╭──

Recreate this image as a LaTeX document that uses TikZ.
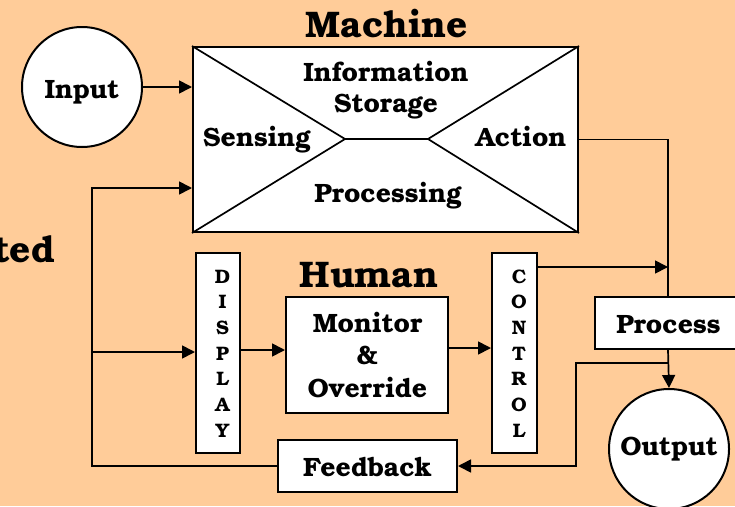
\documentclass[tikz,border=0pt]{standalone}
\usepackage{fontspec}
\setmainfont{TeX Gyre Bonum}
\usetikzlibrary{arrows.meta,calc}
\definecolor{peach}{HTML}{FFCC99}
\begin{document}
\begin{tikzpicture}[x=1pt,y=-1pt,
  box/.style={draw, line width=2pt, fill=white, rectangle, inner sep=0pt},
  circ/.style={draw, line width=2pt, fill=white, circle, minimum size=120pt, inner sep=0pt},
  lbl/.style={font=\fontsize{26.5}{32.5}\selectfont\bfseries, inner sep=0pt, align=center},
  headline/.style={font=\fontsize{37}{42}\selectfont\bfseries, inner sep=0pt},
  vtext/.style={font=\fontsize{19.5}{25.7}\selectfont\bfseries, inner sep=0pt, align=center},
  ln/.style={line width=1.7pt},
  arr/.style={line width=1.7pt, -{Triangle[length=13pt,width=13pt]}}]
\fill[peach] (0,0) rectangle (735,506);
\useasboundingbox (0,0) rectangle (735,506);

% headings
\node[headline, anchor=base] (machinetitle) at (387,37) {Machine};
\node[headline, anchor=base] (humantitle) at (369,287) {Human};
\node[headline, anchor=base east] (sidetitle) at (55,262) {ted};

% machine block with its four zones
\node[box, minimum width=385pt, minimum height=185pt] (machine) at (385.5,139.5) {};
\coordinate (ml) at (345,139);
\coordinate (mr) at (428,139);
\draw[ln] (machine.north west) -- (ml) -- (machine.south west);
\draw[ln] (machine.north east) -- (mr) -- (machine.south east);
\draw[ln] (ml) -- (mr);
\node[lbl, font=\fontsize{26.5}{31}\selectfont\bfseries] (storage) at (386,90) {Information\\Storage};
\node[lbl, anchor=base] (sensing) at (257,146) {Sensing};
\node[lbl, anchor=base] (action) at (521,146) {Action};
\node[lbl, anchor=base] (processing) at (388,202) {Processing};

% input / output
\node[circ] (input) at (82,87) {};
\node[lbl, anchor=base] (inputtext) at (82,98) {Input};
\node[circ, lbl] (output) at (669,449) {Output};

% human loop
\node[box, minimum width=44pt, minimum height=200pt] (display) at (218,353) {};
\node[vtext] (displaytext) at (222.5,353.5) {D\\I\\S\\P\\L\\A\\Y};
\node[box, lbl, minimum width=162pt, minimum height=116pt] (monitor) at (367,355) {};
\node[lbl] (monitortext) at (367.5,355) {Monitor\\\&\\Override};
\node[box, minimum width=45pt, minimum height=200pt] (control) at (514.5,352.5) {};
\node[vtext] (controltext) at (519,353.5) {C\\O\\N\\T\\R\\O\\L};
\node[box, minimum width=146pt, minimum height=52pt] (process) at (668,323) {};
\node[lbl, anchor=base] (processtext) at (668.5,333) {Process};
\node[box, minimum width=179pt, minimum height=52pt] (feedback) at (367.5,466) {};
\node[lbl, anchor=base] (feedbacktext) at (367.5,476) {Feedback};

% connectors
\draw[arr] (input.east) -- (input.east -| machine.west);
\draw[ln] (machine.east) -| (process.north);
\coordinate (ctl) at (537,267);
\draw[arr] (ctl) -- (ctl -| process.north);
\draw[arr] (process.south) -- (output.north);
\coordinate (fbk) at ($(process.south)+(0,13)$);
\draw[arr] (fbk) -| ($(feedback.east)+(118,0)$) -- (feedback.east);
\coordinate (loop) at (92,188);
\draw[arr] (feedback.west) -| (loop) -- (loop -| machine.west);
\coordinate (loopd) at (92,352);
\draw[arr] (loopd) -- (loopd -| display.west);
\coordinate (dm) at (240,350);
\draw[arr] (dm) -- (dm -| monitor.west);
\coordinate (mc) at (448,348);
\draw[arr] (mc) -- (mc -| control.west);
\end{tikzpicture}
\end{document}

╰──

From the top of the listing above, repeat each line exactly until you reach the line containing "lbl] (output) at", and repeat that one too. Leave the pictures out.

Recreate this image as a LaTeX document that uses TikZ.
\documentclass[tikz,border=0pt]{standalone}
\usepackage{fontspec}
\setmainfont{TeX Gyre Bonum}
\usetikzlibrary{arrows.meta,calc}
\definecolor{peach}{HTML}{FFCC99}
\begin{document}
\begin{tikzpicture}[x=1pt,y=-1pt,
  box/.style={draw, line width=2pt, fill=white, rectangle, inner sep=0pt},
  circ/.style={draw, line width=2pt, fill=white, circle, minimum size=120pt, inner sep=0pt},
  lbl/.style={font=\fontsize{26.5}{32.5}\selectfont\bfseries, inner sep=0pt, align=center},
  headline/.style={font=\fontsize{37}{42}\selectfont\bfseries, inner sep=0pt},
  vtext/.style={font=\fontsize{19.5}{25.7}\selectfont\bfseries, inner sep=0pt, align=center},
  ln/.style={line width=1.7pt},
  arr/.style={line width=1.7pt, -{Triangle[length=13pt,width=13pt]}}]
\fill[peach] (0,0) rectangle (735,506);
\useasboundingbox (0,0) rectangle (735,506);

% headings
\node[headline, anchor=base] (machinetitle) at (387,37) {Machine};
\node[headline, anchor=base] (humantitle) at (369,287) {Human};
\node[headline, anchor=base east] (sidetitle) at (55,262) {ted};

% machine block with its four zones
\node[box, minimum width=385pt, minimum height=185pt] (machine) at (385.5,139.5) {};
\coordinate (ml) at (345,139);
\coordinate (mr) at (428,139);
\draw[ln] (machine.north west) -- (ml) -- (machine.south west);
\draw[ln] (machine.north east) -- (mr) -- (machine.south east);
\draw[ln] (ml) -- (mr);
\node[lbl, font=\fontsize{26.5}{31}\selectfont\bfseries] (storage) at (386,90) {Information\\Storage};
\node[lbl, anchor=base] (sensing) at (257,146) {Sensing};
\node[lbl, anchor=base] (action) at (521,146) {Action};
\node[lbl, anchor=base] (processing) at (388,202) {Processing};

% input / output
\node[circ] (input) at (82,87) {};
\node[lbl, anchor=base] (inputtext) at (82,98) {Input};
\node[circ, lbl] (output) at (669,449) {Output};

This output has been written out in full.